Converting 'fly ash' as a wealth generator The use of coal for power generation results in an increased quantum of fly ash production, which has reached about 100 million tonnes per year. All out efforts are needed to utilise this fly ash not only from environmental considerations, but also to avoid land usage for fly ash dumping. Fly ash can become a wealth generator by making use of it for producing 'green building' materials, roads, agriculture etc. Full utilisation of the generating stock, will provide employment potential for three hundred thousand people and result in a business volume of over Rs4,000 crore.
Textile Industry India is the third largest producer of cotton in the world. However, compared to the world average of 700kg of seed cotton per acre we produce only 350kg.
Cotton production is linked to the garment export business, which is a low investment and large volume employment generator.
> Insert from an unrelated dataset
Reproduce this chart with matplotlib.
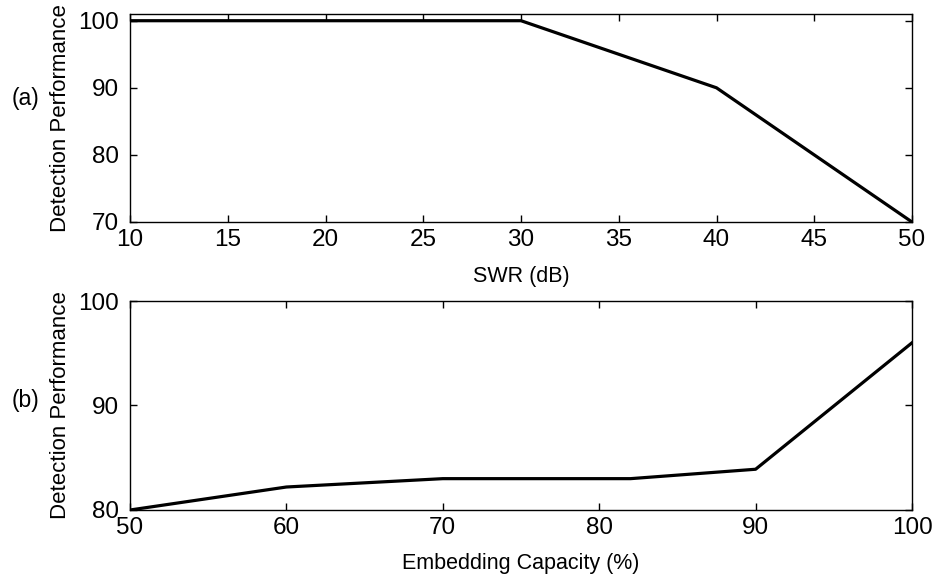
import matplotlib
matplotlib.use("Agg")
import matplotlib.pyplot as plt

plt.rcParams['font.family'] = ['Liberation Sans', 'DejaVu Sans']

swr = [10, 20, 30, 40, 50]
perf_a = [100, 100, 100, 90, 70]
xticks_a = [10, 15, 20, 25, 30, 35, 40, 45, 50]
yticks_a = [70, 80, 90, 100]

capacity = [50, 60, 70, 82, 90, 100]
perf_b = [80, 82.2, 83, 83, 83.9, 96]
xticks_b = [50, 60, 70, 80, 90, 100]
yticks_b = [80, 90, 100]

W, H = 935, 579
fig = plt.figure(figsize=(W/100, H/100), dpi=100)

def box(l, t, r, b):
    return [l/W, 1-b/H, (r-l)/W, (b-t)/H]

ax1 = fig.add_axes(box(130, 14, 912, 222))
ax2 = fig.add_axes(box(130, 301, 912, 510))

for ax in (ax1, ax2):
    ax.tick_params(direction='in', length=5, width=1, labelsize=17.5,
                   top=True, right=True, colors='black')
    ax.tick_params(axis='x', pad=4.7)
    ax.tick_params(axis='y', pad=8)
    for s in ax.spines.values():
        s.set_linewidth(1)

ax1.plot(swr, perf_a, color='black', lw=2.3)
ax1.set_xlim(10, 50)
ax1.set_ylim(70, 101)
ax1.set_xticks(xticks_a)
ax1.set_yticks(yticks_a)
ax1.set_xlabel('SWR (dB)', fontsize=15.5)
ax1.set_ylabel('Detection Performance', fontsize=16)
ax1.xaxis.set_label_coords(0.5, -44/208)
ax1.yaxis.set_label_coords(-59.5/782, 0.5)

ax2.plot(capacity, perf_b, color='black', lw=2.3)
ax2.set_xlim(50, 100)
ax2.set_ylim(80, 100)
ax2.set_xticks(xticks_b)
ax2.set_yticks(yticks_b)
ax2.set_xlabel('Embedding Capacity (%)', fontsize=15.5)
ax2.set_ylabel('Detection Performance', fontsize=16)
ax2.xaxis.set_label_coords(0.5, -43/209)
ax2.yaxis.set_label_coords(-59.5/782, 0.5)

fig.text(12/W, 1-98/H, '(a)', fontsize=16.5, va='center', ha='left')
fig.text(12/W, 1-400/H, '(b)', fontsize=16.5, va='center', ha='left')

fig.savefig('out.png', dpi=100)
India is presently exporting $6 billion worth of garments, whereas with the freeing of quota restrictions under the WTO regime in place, we can increase the production and export of garments to $18 to 20 billion within the next five years.
This will enable generation of employment in general and in rural areas in particular. By tripling the export of apparels, we can add more than 5 million direct jobs and 7 million indirect jobs in the allied sector, primarily in the cultivation of cotton
Healthcare Another area, which is an employment generator, is the healthcare industry. Statistically, we have only one doctor for every 1,800 people whereas in some of the developed countries the doctor to population ratio is 1: 600. For providing quality healthcare to all of our citizens, we would need at least doubling the strength of doctors and paramedical staff in the whole country.
Village Knowledge Centres With the kind of awareness and opportunities available in information and communication technology, it will soon become a reality wherein every one of our villages will have computers and connectivity available. These would be the windows to the world of knowledge for our villages and also to reap the benefits of our e-governance, tele-education, tele-medicine, e-commerce and e-judiciary initiatives. In spite of the all-pervasive nature of computers they would still be far away from being a truly friendly access device for our villagers.
We would need in such cases, a human intermediary who would act as the village information officer. He will be the extended eyes and ears of the villager to the world of knowledge. India has approximately 2.3 lakh village panchayats. With the establishment of village knowledge centres in these panchayats to empower villagers with knowledge and to act as nodal centre for knowledge connectivity for villagers.
The schemes discussed have the potential to generate approximately a total of 56 million direct employment during the next 5 years. This does not include other employment avenues in the government and the private sector, which has the capability of totally creating 76 million jobs in the next five years if only each of the above schemes are taken up in mission mode.